Anyway, I appreciate your feedback and opinions. I try to keep you update when I know a bit more.

Cheers, J


----------



## nate42 (Apr 9, 2008)

Could be something with the immobilizer as suggested because the starter motor doesn't even turn the engine. I hope you get it sorted at a reasonable price, reasonable price and Audi Finland are not too often mentioned together.

If you need some expensive spare parts ask a list of the parts and part numbers and look if you get them cheaper here:
http://speed-autoteile.fi/
This guy imports the parts himself from Germany (authentic Audi parts), they can be half the price!

I can help with reading the codes at a price of one beer at the local pub :wink: I've done quite a bit of work to my TT so I know the most common problems. This forum has tons of info, easiest way to search it is with Google, for example:
'site:********.co.uk EPC light' to look for EPC light related posts.


----------



## Janne (Feb 21, 2012)

Hi mate,

Thanks for the reply. I will check that site for the parts. It's good to know there's alternatives.



nate42 said:


> I can help with reading the codes at a price of one beer at the local pub :wink: I've done quite a bit of work to my TT so I know the most common problems. This forum has tons of info, easiest way to search it is with Google, for example:
> 'site:********.co.uk EPC light' to look for EPC light related posts.


I wouldn't have it any other way 

Cheers, J


----------



## Janne (Feb 21, 2012)

Hi all,

Fast info about the car: The codes have been read but there wasn't any. Strange. The mechanic said he even resetted the whole system and cleared the codes. Then he tried to start the car but no codes were stored.

Nevertheless, next step, he said, is to test the ignition barrel and if that's ok, the start motor (since it doesn't rotate).
I also suggested the immobilizer but he said it shouldn't be immobilizer since the icon (car with the ky) in dash disappears (which should indicate that the key is recognized) and that if it should be immobilizer car would actually start but then immobilizer would immediately turn it off.

I will be posting more info about this when I know more...

Cheers, J


----------



## antcole (Apr 4, 2009)

Janne said:


> Hi all,
> 
> Fast info about the car: The codes have been read but there wasn't any. Strange. The mechanic said he even resetted the whole system and cleared the codes.
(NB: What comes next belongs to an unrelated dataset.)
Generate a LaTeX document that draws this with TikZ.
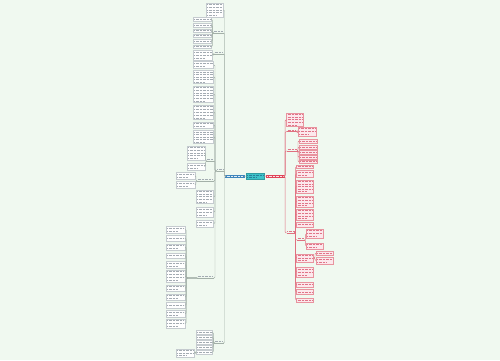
\documentclass[tikz,border=0pt]{standalone}
\usetikzlibrary{calc}
\definecolor{bg}{HTML}{F0F9F0}
\definecolor{lgray}{HTML}{C5CBCF}
\definecolor{tgray}{HTML}{A3ABB2}
\definecolor{lnl}{HTML}{A3B0A8}
\definecolor{rfill}{HTML}{FCE8EC}
\definecolor{rbord}{HTML}{E8949F}
\definecolor{rtxt}{HTML}{E07488}
\definecolor{lnr}{HTML}{E0707F}
\definecolor{ctr}{HTML}{3DC3C9}
\definecolor{ctrtxt}{HTML}{2A7E9A}
\definecolor{rootblue}{HTML}{3F86BC}
\definecolor{rootred}{HTML}{E04458}
\tikzset{
 boxL/.style={draw=lgray, fill=white, line width=0.35pt, inner sep=0pt, outer sep=0pt},
 boxR/.style={draw=rbord, fill=rfill, line width=0.35pt, inner sep=0pt, outer sep=0pt},
 boxB/.style={draw=rootblue, fill=rootblue, line width=0.35pt, inner sep=0pt, outer sep=0pt},
 boxC/.style={draw=ctr!80!black, fill=ctr, line width=0.35pt, inner sep=0pt, outer sep=0pt},
 boxD/.style={draw=rootred, fill=rootred, line width=0.35pt, inner sep=0pt, outer sep=0pt},
 txtL/.style={draw=tgray, line width=0.6pt, dash pattern=on 1pt off 0.4pt},
 txtR/.style={draw=rtxt, line width=0.6pt, dash pattern=on 1pt off 0.4pt},
 txtB/.style={draw=white!85!rootblue, line width=0.6pt, dash pattern=on 1pt off 0.4pt},
 txtC/.style={draw=ctrtxt, line width=0.6pt, dash pattern=on 1pt off 0.4pt},
 txtD/.style={draw=white!85!rootred, line width=0.6pt, dash pattern=on 1pt off 0.4pt},
 lnL/.style={draw=lnl, line width=0.45pt, rounded corners=1pt},
 lnR/.style={draw=lnr, line width=0.45pt, rounded corners=1pt},
 lab/.style={inner sep=0pt, outer sep=0pt, minimum height=0pt},
}
\newcommand{\mmbox}[6]{%
 \pgfmathsetmacro{\mmcx}{(#2+#4)/2}%
 \pgfmathsetmacro{\mmcy}{(#3+#5)/2}%
 \pgfmathsetmacro{\mmw}{#4-#2}%
 \pgfmathsetmacro{\mmh}{#5-#3}%
 \node[box#6, minimum width=\mmw pt, minimum height=\mmh pt] (#1) at (\mmcx,\mmcy) {};%
 \pgfmathtruncatemacro{\mmn}{max(1,floor((\mmh-0.8)/2.4))}%
 \foreach \k in {1,...,\mmn}{%
   \pgfmathsetmacro{\mmy}{#3+0.3+(\k-0.5)*(\mmh-0.6)/\mmn}%
   \pgfmathsetmacro{\mmxe}{(\k==\mmn && \mmn>1) ? (#2+1.1+0.6*(\mmw-2.2)) : (#4-1.1)}%
   \draw[txt#6] (#2+1.1,\mmy) -- (\mmxe,\mmy);}%
}
\newcommand{\mmlab}[5]{%
 \pgfmathsetmacro{\mmcx}{(#2+#3)/2}%
 \pgfmathsetmacro{\mmw}{#3-#2}%
 \node[lab, minimum width=\mmw pt] (#1) at (\mmcx,#4) {};%
 \draw[ln#5] (#2,#4) -- (#3,#4);%
 \draw[txt#5] (#2+0.6,#4-1.4) -- (#3-0.6,#4-1.4);%
}
\newcommand{\mmL}[3]{\draw[lnL] (#1.west) -- (#1.west -| #2) -- (#2 |- #3.east) -- (#3.east);}
\newcommand{\mmR}[3]{\draw[lnR] (#1.east) -- (#1.east -| #2) -- (#2 |- #3.west) -- (#3.west);}
\begin{document}
\begin{tikzpicture}[x=1pt,y=-1pt]
\fill[bg] (0,0) rectangle (500,360);
\useasboundingbox (0,0) rectangle (500,360);
% bus coordinates
\coordinate (sp) at (224.5,0);
\coordinate (bL1) at (212.3,0);
\coordinate (bL2) at (213.3,0);
\coordinate (bL3) at (215,0);
\coordinate (bS1) at (205.6,0);
\coordinate (bS2) at (196,0);
\coordinate (bL4) at (186.2,0);
\coordinate (bL5) at (213.4,0);
\coordinate (bL5e) at (195.2,0);
\coordinate (sr) at (285.2,0);
\coordinate (bR1) at (297.2,0);
\coordinate (bR2) at (298,0);
\coordinate (bR3) at (295.6,0);
\coordinate (bR3S) at (305.6,0);
\coordinate (bR3g) at (315,0);
% roots
\mmbox{rl}{225.5}{174.8}{244}{177.6}{B}
\mmbox{ctrnode}{246}{173.3}{264}{179}{C}
\mmbox{rr}{266}{174.8}{284.3}{177.6}{D}
\draw[lnL] (ctrnode.west) -- (rl.east);
\draw[lnR] (ctrnode.east) -- (rr.west);
% ---------- left side ----------
\mmbox{t0}{206}{3}{223.5}{17}{L}
\mmlab{L1}{213}{223.5}{33}{L}
\mmlab{L2}{214}{223.5}{54}{L}
\mmlab{L3}{216.5}{223.8}{171}{L}
\mmlab{L5}{214}{223.5}{343}{L}
\foreach \c in {t0,L1,L2,L3,L5} {\mmL{rl}{sp}{\c}}
% L1 children
\foreach \n/\a/\b in {l1a/17.5/21,l1b/23.5/27,l1c/29/32.5,l1d/34/37.5,l1e/39.5/43.5,l1f/45/48.5}
  {\mmbox{\n}{193}{\a}{211.5}{\b}{L}}
\foreach \c in {l1a,l1b,l1c,l1d,l1e,l1f} {\mmL{L1}{bL1}{\c}}
% L2 child
\mmbox{l2a}{193}{50}{212.5}{60}{L}
\mmL{L2}{bL2}{l2a}
% L3 children
\foreach \n/\a/\b in {l3a/61.5/68.5,l3b/70.5/83.5,l3c/86/102.5,l3d/105/119.5,l3e/122/128.5,l3f/130.5/143.5}
  {\mmbox{\n}{193}{\a}{213.5}{\b}{L}}
\foreach \n/\a/\b in {l3g/190/203.5,l3h/207/217,l3i/220/227}
  {\mmbox{\n}{196}{\a}{213.5}{\b}{L}}
\mmlab{S1}{206}{214}{161}{L}
\mmlab{S2}{197}{213.5}{181}{L}
\mmlab{L4}{197}{213.5}{278}{L}
\foreach \c in {l3a,l3b,l3c,l3d,l3e,l3f,S1,S2,l3g,l3h,l3i,L4} {\mmL{L3}{bL3}{\c}}
% S1 children
\mmbox{s1a}{187}{146}{205}{160}{L}
\mmbox{s1b}{187}{163}{205}{170}{L}
\foreach \c in {s1a,s1b} {\mmL{S1}{bS1}{\c}}
% S2 children
\mmbox{s2a}{176}{172.5}{195}{179}{L}
\mmbox{s2b}{176}{181.5}{195}{188}{L}
\foreach \c in {s2a,s2b} {\mmL{S2}{bS2}{\c}}
% L4 children
\foreach \n/\a/\b in {l4a/226/233,l4b/235.5/241,l4c/244/250.5,l4d/253/258.5,l4e/261.5/268,l4f/270/282.5,l4g/285/291.5,l4h/294/300,l4i/302.5/308,l4j/310.5/317,l4k/319/328}
  {\mmbox{\n}{166}{\a}{185}{\b}{L}}
\foreach \c in {l4a,l4b,l4c,l4d,l4e,l4f,l4g,l4h,l4i,l4j,l4k} {\mmL{L4}{bL4}{\c}}
% L5 children
\foreach \n/\a/\b in {l5a/330.5/334,l5b/335.5/339,l5c/340.5/344,l5d/345.5/349,l5e/350.5/354}
  {\mmbox{\n}{196}{\a}{212.6}{\b}{L}}
\foreach \c in {l5a,l5b,l5c,l5d,l5e} {\mmL{L5}{bL5}{\c}}
\mmbox{l5f}{176}{349}{194}{357}{L}
\mmL{l5e}{bL5e}{l5f}
% ---------- right side ----------
\mmbox{r0}{286.5}{113}{303.5}{126.5}{R}
\mmlab{R1}{287}{296.5}{131.7}{R}
\mmlab{R2}{287}{297}{151}{R}
\mmlab{R3}{286.5}{295}{233}{R}
\foreach \c in {r0,R1,R2,R3} {\mmR{rr}{sr}{\c}}
% R1 child
\mmbox{r1a}{298}{127}{316}{136}{R}
\mmR{R1}{bR1}{r1a}
% R2 children
\foreach \n/\a/\b in {r2a/139/143,r2b/145.5/149,r2c/150.5/154,r2d/155.5/159,r2e/160/163.5}
  {\mmbox{\n}{299}{\a}{317}{\b}{R}}
\foreach \c in {r2a,r2b,r2c,r2d,r2e} {\mmR{R2}{bR2}{\c}}
% R3 children
\foreach \n/\a/\b in {r3a/165/168,r3b/170/177.5,r3c/180/193,r3d/196/207,r3e/209/220,r3f/222/227.5,r3g/254/262,r3h/267/277,r3i/282/287.5,r3j/289.5/294.5,r3k/298/302.5}
  {\mmbox{\n}{296.5}{\a}{313.5}{\b}{R}}
\mmlab{R3S}{297}{305}{240}{R}
\foreach \c in {r3a,r3b,r3c,r3d,r3e,r3f,R3S,r3g,r3h,r3i,r3j,r3k} {\mmR{R3}{bR3}{\c}}
% R3S children
\mmbox{rsa}{306}{229}{323}{238}{R}
\mmbox{rsb}{306}{243}{323}{249.5}{R}
\foreach \c in {rsa,rsb} {\mmR{R3S}{bR3S}{\c}}
% r3g children
\mmbox{rga}{316}{251.5}{333}{255}{R}
\mmbox{rgb}{316}{257}{333}{264}{R}
\foreach \c in {rga,rgb} {\mmR{r3g}{bR3g}{\c}}
\end{tikzpicture}
\end{document}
Then he tried to start the car but no codes were stored.
> 
> ...


My bet is on the ignition barrel contacts or the relay.....


----------



## Janne (Feb 21, 2012)

Hi all,

Update: The start engine has "blown" up. The ignition barrel is actually giving the correct voltage but it's in the end of it's lifespan and mechanic said it should be replaced now.

So the start motor has to be replaced. It was damaged due to the short circuit (reason is unknown).

EPC light probably had nothing to do with the actual problem in this case.

If car works after start engine + ignition barrel replacement then all good. I will be posting more info after the replacement has been made.

Cheers, J


----------



## Janne (Feb 21, 2012)

Hi all,

update: Car is back on the road and running just fine. Problem was the start engine. Now after replacing the start engine and ignition barrel car is starting and running just fine.

So EPC light didn't have any role in this play. There wasn't any error codes either. Not much I could have done myself 

Nevertheless, hopefully this information will help someone else at some point.

Cheers, J


----------



## jamman (May 6, 2002)

Glad you got there in the end


----------



## dmc (Jul 6, 2011)

What was the cost of fixing it?


----------



## Janne (Feb 21, 2012)

Hi mate,

New ignition barrel: 60€
New start engine: 220€

Job: 3-5 hours (not by me)

Cheers, J


----------